# Analysis Seminar

#### The cost of crushing: curvature-driven wrinkling of thin elastic shells

**Speaker:**
Ian Tobasco, Univ of Michigan

**Location:**
Warren Weaver Hall 1302

**Date:**
Thursday, October 18, 2018, 11 a.m.

**Synopsis:**

How much energy does it cost to stamp a thin elastic shell flat? Motivated

by recent experiments on the wrinkling patterns formed by thin shells

floating on a water bath, we develop a rigorous method via Gamma-convergence

for evaluating the cost of crushing to leading order in the shell's

thickness and other small parameters. The experimentally observed patterns

involve regions of well-defined wrinkling alongside totally disordered

regions in which no single direction of wrinkling is preferred. Our goal is

to explain the appearance and lack thereof of such “wrinkling domains". The

basic mathematical objects that emerge in the limit are (linearly) short

maps from the mid-shell into the plane, and defect measures which describe

the wrinkling patterns.
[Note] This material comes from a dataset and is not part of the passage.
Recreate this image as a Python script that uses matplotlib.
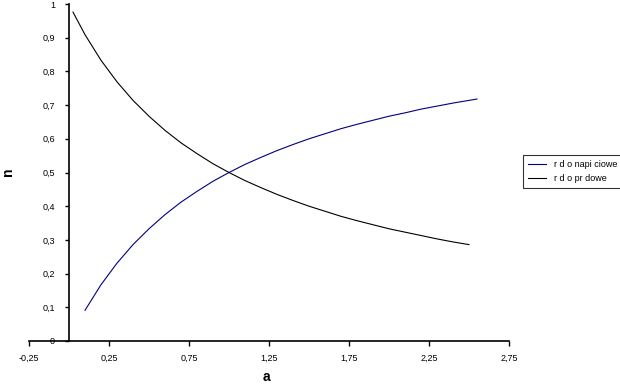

To solve for the limiting shape, one must maximize

the total area covered in the plane subject to a shortness constraint; to

solve for the optimal patterns, one must minimize the total defect subject

to a curvature constraint. We analyze these limiting problems using convex

duality, and obtain a boundary value-like problem that completely

characterizes optimal defect measures. Optimal defect measures are not in

general unique. Nevertheless, in some cases their restrictions to certain

sub-domains are uniquely determined, and explicit formulas exist.